Celebrating the sell-out of university research

Under the ironically titled caption "Good Research Makes Good News," the latest fulminations of NSERC president Tom Brztustowski were recently declared in selected Canadian university bulletins and publications. Brztustowski celebrates a growing success story in which researchers across Canada are at the leading edge of service to the corporate imperative of technology, profit and sales.

As he rapturously reports such stirring advances in research for the benefit of Canadians as "the magic threshold of 250 sales that makes it (a Bombardier private jet) a money maker," we may wonder what has happened to the university as a place of research for deeper understanding or the public interest.

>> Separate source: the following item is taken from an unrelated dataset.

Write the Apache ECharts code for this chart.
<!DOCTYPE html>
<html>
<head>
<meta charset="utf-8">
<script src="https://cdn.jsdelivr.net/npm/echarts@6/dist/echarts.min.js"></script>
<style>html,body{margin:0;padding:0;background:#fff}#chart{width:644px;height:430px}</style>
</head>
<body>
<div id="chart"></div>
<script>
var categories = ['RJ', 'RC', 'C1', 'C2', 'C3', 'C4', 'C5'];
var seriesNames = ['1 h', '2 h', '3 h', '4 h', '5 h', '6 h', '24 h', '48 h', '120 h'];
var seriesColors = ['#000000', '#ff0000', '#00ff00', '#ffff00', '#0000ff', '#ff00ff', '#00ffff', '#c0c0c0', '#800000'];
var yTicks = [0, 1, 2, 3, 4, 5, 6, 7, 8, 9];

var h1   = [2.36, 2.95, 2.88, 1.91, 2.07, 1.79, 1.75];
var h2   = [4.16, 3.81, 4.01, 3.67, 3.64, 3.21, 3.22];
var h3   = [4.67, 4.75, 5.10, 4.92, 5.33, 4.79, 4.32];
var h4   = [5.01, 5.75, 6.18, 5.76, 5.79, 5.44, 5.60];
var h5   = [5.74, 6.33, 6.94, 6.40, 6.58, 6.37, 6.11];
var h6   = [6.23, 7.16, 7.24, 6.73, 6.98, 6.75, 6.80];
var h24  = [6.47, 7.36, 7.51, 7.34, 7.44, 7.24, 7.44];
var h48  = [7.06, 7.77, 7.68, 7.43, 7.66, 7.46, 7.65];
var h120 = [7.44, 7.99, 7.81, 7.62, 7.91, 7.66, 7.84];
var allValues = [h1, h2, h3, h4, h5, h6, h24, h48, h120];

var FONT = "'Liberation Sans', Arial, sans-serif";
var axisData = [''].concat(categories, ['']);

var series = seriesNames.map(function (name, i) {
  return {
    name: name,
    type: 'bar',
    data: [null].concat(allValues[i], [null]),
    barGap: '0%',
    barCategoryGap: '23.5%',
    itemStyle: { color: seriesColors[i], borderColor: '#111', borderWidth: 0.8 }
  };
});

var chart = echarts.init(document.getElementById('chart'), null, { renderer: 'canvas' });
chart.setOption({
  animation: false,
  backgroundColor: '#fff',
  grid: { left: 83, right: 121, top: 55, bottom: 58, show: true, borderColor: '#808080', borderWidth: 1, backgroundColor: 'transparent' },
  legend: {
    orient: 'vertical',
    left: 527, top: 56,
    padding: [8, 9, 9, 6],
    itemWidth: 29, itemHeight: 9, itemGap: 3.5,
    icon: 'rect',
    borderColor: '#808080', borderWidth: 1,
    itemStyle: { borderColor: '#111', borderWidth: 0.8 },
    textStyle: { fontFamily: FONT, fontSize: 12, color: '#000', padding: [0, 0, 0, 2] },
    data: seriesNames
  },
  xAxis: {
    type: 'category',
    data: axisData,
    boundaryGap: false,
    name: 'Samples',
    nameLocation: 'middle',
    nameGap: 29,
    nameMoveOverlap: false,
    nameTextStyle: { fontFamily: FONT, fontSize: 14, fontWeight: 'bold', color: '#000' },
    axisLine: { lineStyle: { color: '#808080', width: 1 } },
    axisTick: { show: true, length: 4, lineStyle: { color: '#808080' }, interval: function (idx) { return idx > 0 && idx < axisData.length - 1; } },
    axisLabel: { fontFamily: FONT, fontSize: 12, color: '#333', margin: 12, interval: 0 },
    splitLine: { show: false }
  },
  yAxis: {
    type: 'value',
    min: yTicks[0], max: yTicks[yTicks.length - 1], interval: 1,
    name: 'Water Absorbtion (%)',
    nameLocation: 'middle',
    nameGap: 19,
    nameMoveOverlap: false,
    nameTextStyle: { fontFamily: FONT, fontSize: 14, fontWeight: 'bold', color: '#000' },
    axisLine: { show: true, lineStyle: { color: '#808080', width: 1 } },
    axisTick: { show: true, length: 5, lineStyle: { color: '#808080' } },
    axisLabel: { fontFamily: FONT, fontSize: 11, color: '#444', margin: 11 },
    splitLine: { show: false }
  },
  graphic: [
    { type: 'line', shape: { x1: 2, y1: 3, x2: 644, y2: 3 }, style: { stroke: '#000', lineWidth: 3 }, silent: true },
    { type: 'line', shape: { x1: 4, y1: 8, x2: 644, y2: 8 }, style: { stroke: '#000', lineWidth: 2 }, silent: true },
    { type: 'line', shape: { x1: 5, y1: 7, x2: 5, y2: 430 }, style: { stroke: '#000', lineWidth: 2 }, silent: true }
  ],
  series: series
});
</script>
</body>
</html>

The sad truth is that the university is being rapidly converted into a slavish service-function of corporate money-making and the heads of our research institutions seem increasingly anxious to serve the new order as their god.

The NSERC president's rise to leadership of Canada's higher research sector was not easily won. He earned his spurs as a corporate standard-bearer in the public educational sector when, as Ontario's deputy minister of education, he declared the purpose of all public education in the province to be as follows:

"I contend that the one global object of education must be for a greater capability of the people of Ontario to create wealth ... (to) export products in which our knowledge and skills provide the value added ... to develop new services which we can offer in trade in the world market." (Cited by William Graham, "From the President," OCUFA Bulletin, 6:15 (1989), 2-3.)

But a question arises. Where does all this fit in with the university's constitutional objectives? Are we witnessing a corporate coup d'état of our public education systems by a bureaucratic elite which no longer serves the academic mission, but first and foremost the interests of external commercial agents?